두 그래프가 정점의 수가 각각 125, 146으로 비슷
lattice의 경우 정의에 의해 매우 균일, blog는 그렇지 않음

layout 종류

(1) circular layout

vertex들이 원 둘레에 배치됨
edge는 원을 가로질러 그려짐

igraph.options(vertex.size=3, vertex.label=NA,
edge.arrow.size=0.5)
par(mfrow=c(1, 2))
plot(g.l, layout=layout.circle)
title("5x5x5 Lattice")
plot(aidsblog, layout=layout.circle)
title("Blog Network")

(2) spring-embedder 방법

정점 = 공, 간선 = 스프링
Fruchterman and Reingold 의 방법이 있음

plot(g.l, layout=layout.fruchterman.reingold)
title("5x5x5 Lattice")

plot(aidsblog, layout=layout.fruchterman.reingold)
title("Blog Network")

이러한 종류의 layout의 경우 vetex들의 순서가 중요

(3) energy-placement 방법

에너지 = 정점 위치의 함수
낮은 에너지 = 이완된 상태
Kamada and Kawai의 방법

plot(g.l, layout=layout.kamada.kawai)
title("5x5x5 Lattice")

plot(aidsblog, layout=layout.kamada.kawai)
title("Blog Network")

특별한 구조를 갖는 그래프

(1) Tree

g.tree <- graph.formula(1-+2,1-+3,1-+4,2-+5,2-+6,2-+7,
                        3-+8,3-+9,4-+10)
par(mfrow=c(1, 3))
igraph.options(vertex.size=30, edge.arrow.size=0.5,
               vertex.label=NULL)
plot(g.tree, layout=layout.circle)
plot(g.tree, layout=layout.reingold.tilford(g.tree,
                                            circular=T))
plot(g.tree, layout=layout.reingold.tilford)

(2) 이분 그래프

plot(g.bip, layout=-layout.bipartite(g.bip)[,2:1],
     vertex.size=30, vertex.shape=ifelse(V(g.bip)$type,"rectangle", "circle"),
vertex.color=ifelse(V(g.bip)$type, "red", "cyan"))

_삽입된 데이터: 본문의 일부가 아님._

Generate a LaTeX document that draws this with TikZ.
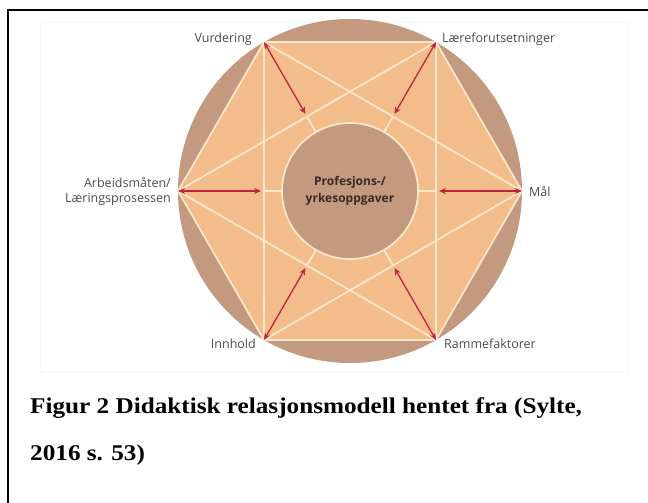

3.4 Decorating Graph Layouts

데이터 설명 (karate club network)

정점 = 가라데 도장 회원
연결 = 사회적인 상호작용
관장과 관리자 사이의 분쟁으로 도장이 둘로 나뉨

library(igraphdata)
data(karate)
# Reproducible layout
set.seed(42)
l <- layout.kamada.kawai(karate)
# Plot undecorated first.
igraph.options(vertex.size=10)
par(mfrow=c(1,1))
plot(karate, layout=l, vertex.label=V(karate))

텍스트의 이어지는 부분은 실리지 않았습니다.